Several of her designs illustrated 20th century adaptations made by the head master of the Ikenobo Ikebana school where she teaches. (The head master is forty-something generation.) The newer style takes into account people live not in castles, but rather in smaller houses. Also today the designs can take advantage of a wider repertoire of materials than those historically available. Kyoko also demonstrated free-form creations.

This design illustrates the modern simplification the master created in the 20th century.

Modern Ikebana

Modern Ikebana

This was one of my favorite designs. I tried to remember what the unusual leaves are called, perhaps begins with “Renaissance”? The surprising use of yellow pansy at the bottom adds finishing touch.

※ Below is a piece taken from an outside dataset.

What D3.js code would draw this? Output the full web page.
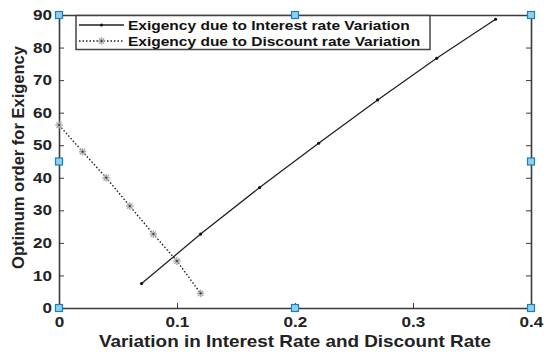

Modern Ikebana With Three Elements

This final design of the morning was an effusively abundant celebration of Spring, using camellias, peonies, variegated pine and orchids over a framework of weeping willow and weeping cherry. (Sorry for poor photo quality but perhaps you can get an idea.)

Ikebana: Homage to Spring

Ikebana: Homage to Spring

Ikebana: Homage to Spring

Ikebana: Homage to Spring

Ikebana: Homage to Spring

Ikebana: Homage to Spring

Kyoko’s presentation has inspired me to try to learn more about Ikebana.  Another event today that was sold out but would have been fascinating, was a hands-on master class with Shane Connolly, Royal Florist. He designed the flowers for the wedding of the Duke and Duchess of Cambridge.  If you happen to be local to the Raleigh area, Art In Bloom is well worth your time.

So that is how I welcomed the changing season. And tomorrow I hope to back in my garden.